Venne uccisa dal marito che aveva denunciato, invano, 12 volte alla Procura di Caltagirone. I magistrati sono stati ritenuti responsabili di negligenza dal tribunale civile di Messina e la Presidenza del Consiglio è stata condannata a risarcire il danno subito dagli orfani. Palazzo Chigi, però, ha appellato la sentenza.
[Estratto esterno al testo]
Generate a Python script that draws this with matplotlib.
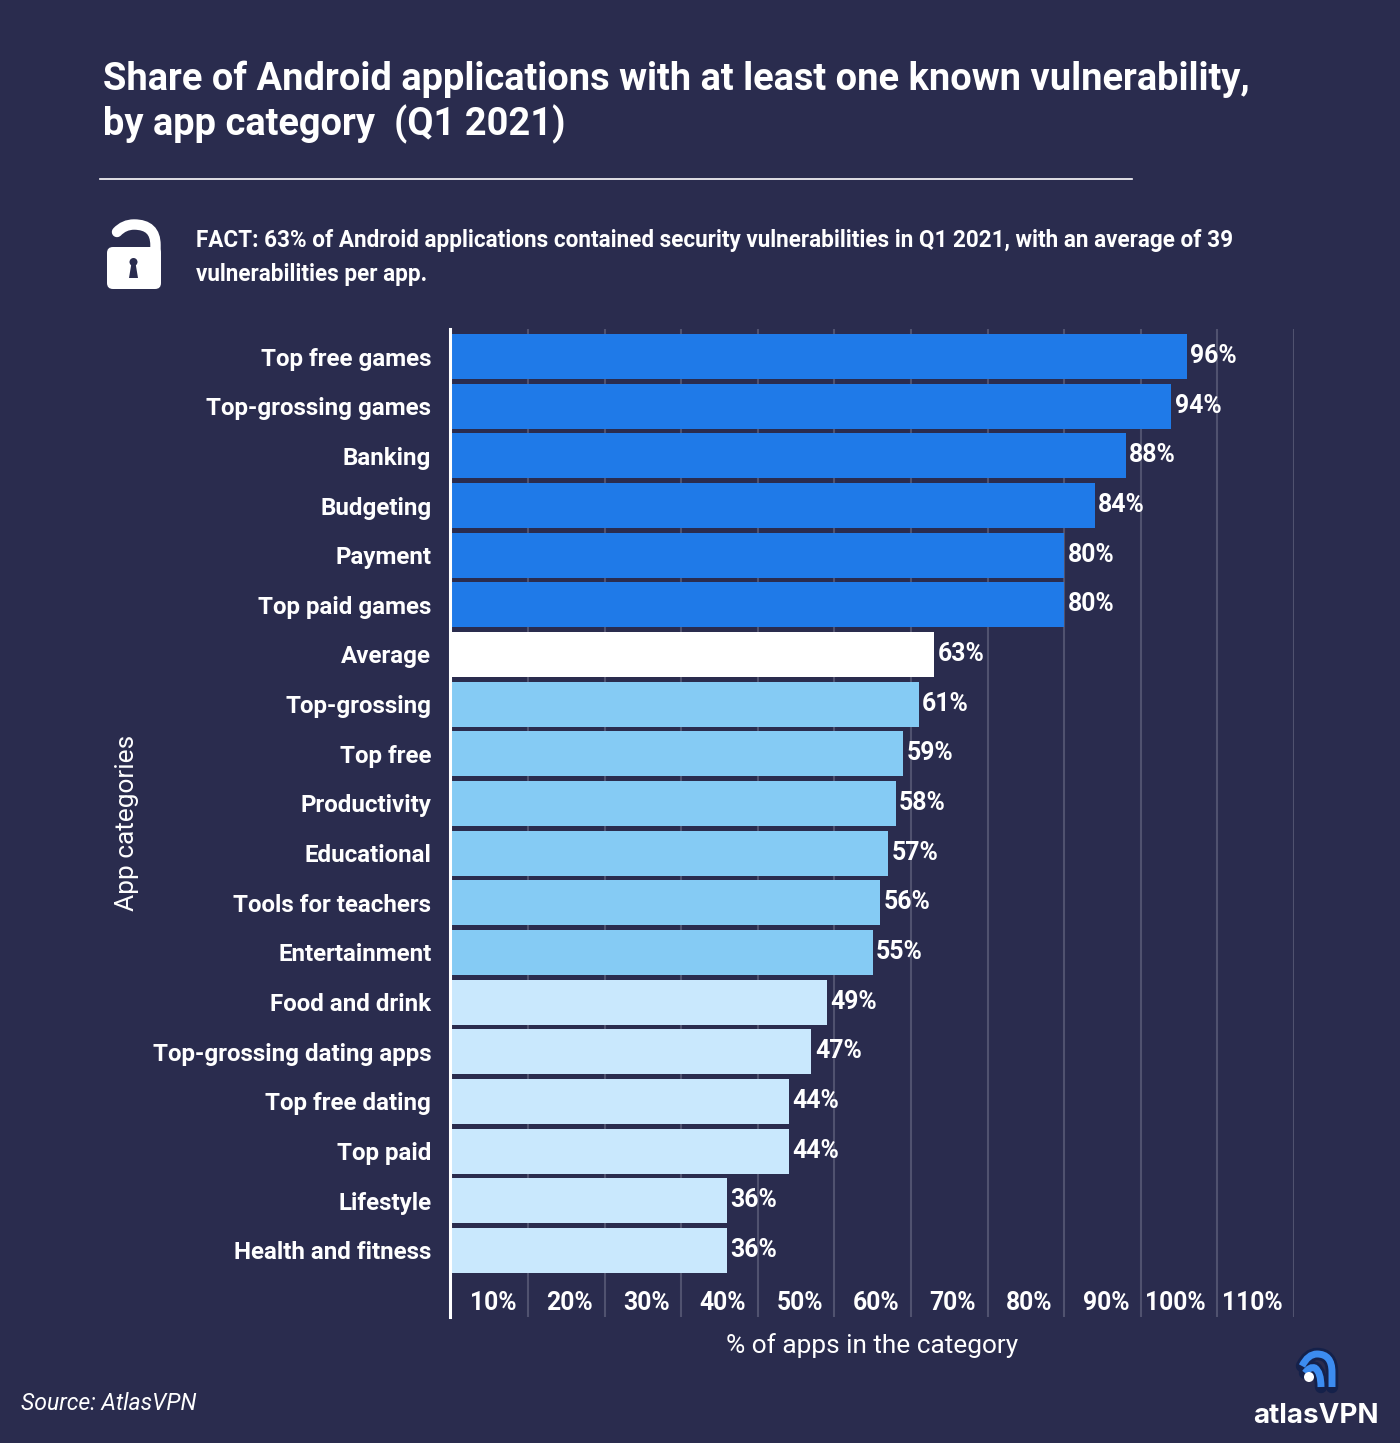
import matplotlib
matplotlib.use("Agg")
import matplotlib.pyplot as plt
from matplotlib.patches import FancyBboxPatch, Circle, Polygon, PathPatch
from matplotlib.path import Path
from matplotlib.transforms import ScaledTranslation

categories = ["Top free games", "Top-grossing games", "Banking", "Budgeting", "Payment",
              "Top paid games", "Average", "Top-grossing", "Top free", "Productivity",
              "Educational", "Tools for teachers", "Entertainment", "Food and drink",
              "Top-grossing dating apps", "Top free dating", "Top paid", "Lifestyle",
              "Health and fitness"]
values = [96, 94, 88, 84, 80, 80, 63, 61, 59, 58, 57, 56, 55, 49, 47, 44, 44, 36, 36]
DARK, WHITE, MID, LIGHT = "#1f7ae8", "#ffffff", "#85cbf4", "#c9e8fd"
colors = [DARK]*6 + [WHITE] + [MID]*6 + [LIGHT]*6
xticks = list(range(10, 120, 10))
xticklabels = [f"{v}%" for v in xticks]

BG = "#2a2c4e"
W, H = 1400, 1443
plt.rcParams['font.family'] = ['Roboto', 'DejaVu Sans']
fig = plt.figure(figsize=(W/100, H/100), dpi=100, facecolor=BG)

def axrect(l, t, r, b):
    return [l/W, 1-b/H, (r-l)/W, (b-t)/H]

ax = fig.add_axes(axrect(451.5, 329, 1294, 1317), facecolor=BG)
y = list(range(len(categories)))
ax.barh(y, values, height=0.906, color=colors, zorder=3, linewidth=0)
ax.set_xlim(0, 110)
ax.set_ylim(19.34, -0.554)
ax.set_yticks(y, categories)
ax.set_xticks(xticks, xticklabels)
ax.grid(axis='x', color="#50526f", lw=1.5, zorder=0)
ax.set_axisbelow(True)
ax.tick_params(axis='both', length=0)
for s in ['top', 'right', 'bottom']:
    ax.spines[s].set_visible(False)
ax.spines['left'].set_color('white')
ax.spines['left'].set_linewidth(2.2)
ax.spines['left'].set_position(('outward', 1))
ax.spines['left'].set_zorder(4)
for t in ax.get_yticklabels():
    t.set(color='white', fontsize=17.4, fontweight='bold', ha='right')
    t.set_transform(t.get_transform() + ScaledTranslation(-14/100, 0, fig.dpi_scale_trans))
off = ScaledTranslation(-11.5/100, 31/100, fig.dpi_scale_trans)
for t in ax.get_xticklabels():
    t.set(color='white', fontsize=17.8, fontweight='bold', ha='right')
    t.set_transform(t.get_transform() + off)
ax.set_xlabel("% of apps in the category", color='white', fontsize=18.9)
ax.xaxis.set_label_coords(872/W, 1-1333/H, transform=fig.transFigure)
ax.set_ylabel("App categories", color='white', fontsize=18.9)
ax.yaxis.set_label_coords(139/W, 1-823/H, transform=fig.transFigure)

for i, v in enumerate(values):
    ax.annotate(f"{v}%", (v, i), xytext=(2.4, 0.4), textcoords='offset points', color='white',
                fontsize=17.9, fontweight='bold', va='center', ha='left', zorder=5)

def T(x, y, s, **k):
    fig.text(x/W, 1-y/H, s, color='white', va='center', **k)

T(103, 79, "Share of Android applications with at least one known vulnerability,", fontsize=27.35, fontweight='bold')
T(103, 124, "by app category  (Q1 2021)", fontsize=27.35, fontweight='bold')
fig.add_artist(plt.Line2D([100/W, 1132/W], [1-179/H]*2, color='white', lw=1.2))
T(196, 240, "FACT: 63% of Android applications contained security vulnerabilities in Q1 2021, with an average of 39", fontsize=16.23, fontweight='bold')
T(196, 275, "vulnerabilities per app.", fontsize=16.23, fontweight='bold')
T(21, 1403, "Source: AtlasVPN", fontsize=16.6, fontstyle='italic', fontweight='normal')
T(1253, 1416, "atlasVPN", fontsize=20, fontweight='bold', family=['Inter', 'DejaVu Sans'])

# overlay axes in pixel coordinates for the decorations
ov = fig.add_axes([0, 0, 1, 1], facecolor='none')
ov.set_xlim(0, W); ov.set_ylim(H, 0); ov.axis('off')
C3 = Path.CURVE3; L = Path.LINETO; M = Path.MOVETO
# lock
shackle = Path([(117, 232), (124, 224.5), (134, 224.5), (155.5, 224.5), (155.5, 245), (155.5, 252)],
               [M, C3, C3, C3, C3, L])
ov.add_patch(PathPatch(shackle, fc='none', ec='white', lw=7.5, capstyle='round'))
ov.add_patch(FancyBboxPatch((107, 247), 54, 42, boxstyle="round,pad=0,rounding_size=6", fc='white', ec='none'))
ov.add_patch(Circle((133.5, 262), 4, fc=BG, ec='none'))
ov.add_patch(Polygon([(131.5, 263), (135.5, 263), (138, 278), (129, 278)], fc=BG, ec='none'))
# logo
outer = Path([(1302, 1366), (1308, 1354), (1317, 1354), (1332, 1354), (1332, 1372), (1332, 1387)],
             [M, C3, C3, C3, C3, L])
inner = Path([(1305, 1373), (1310, 1366), (1315, 1368), (1321, 1372), (1321, 1387)],
             [M, C3, C3, C3, C3])
for p in (outer, inner):
    ov.add_patch(PathPatch(p, fc='none', ec='#15214a', lw=9, capstyle='round'))
for p in (outer, inner):
    ov.add_patch(PathPatch(p, fc='none', ec='#3c8cf0', lw=5, capstyle='butt'))
ov.add_patch(Circle((1309, 1377), 5, fc='white', ec='none'))
fig.savefig("out.png", dpi=100, facecolor=BG)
Lo rendono noto gli avvocati Alfredo Galasso e Licia D’Amico legali dei figli di Marianna Manduca, assassinata dal marito, Saverio Nolfo, nel 2007.
“Si tratta di una decisione grave ed inattesa, che tende a porre nel nulla un provvedimento giudiziario che per la prima volta riconosce e punisce la responsabilità non della magistratura nel suo complesso, ma di singoli magistrati, colpevoli di una inerzia giudicata dai loro stessi colleghi ingiustificabile”, dicono gli avvocati.
“C’era parso che una corretta ed imparziale applicazione della legge sulla responsabilità civile dei magistrati, recentemente riformata, avrebbe indotto il Presidente del Consiglio dei Ministri ad adottare una diversa e solidale decisione nei confronti di una famiglia notoriamente generosa e bisognosa come quella che ha accolto da anni i figli di Marianna Manduca”, spiegano.
“Ma ciò che è ancor più grave – proseguono – e che ci indigna è che è nell’atto di appello è stata chiesta la sospensione
dell’esecuzione della sentenza di primo grado, allo scopo di non pagare al padre adottivo Carmelo Calì il modesto risarcimento
riconosciuto, in attesa dell’esito di un appello che riteniamo del tutto infondato e dilatorio”.
Dodici denunce per maltrattamenti, minacce e percosse non bastarono a Marianna Manduca per salvarsi la vita. Nonostante avesse segnalato agli inquirenti anche il progetto omicida del marito nessuno fermò la mano dell’assassinio. Dopo una lunga battaglia legale, il Tribunale civile di Messina ha condannato la Presidenza del consiglio dei ministri a risarcire 300 mila euro di danni patrimoniali ai tre figli della donna. I giudici hanno applicato la norma sulla responsabilità civile dei magistrati, ritenendo che i pm che si occuparono del caso, in servizio nella Procura di Caltagirone (Catania), non fecero quanto in loro potere per evitare il femminicidio.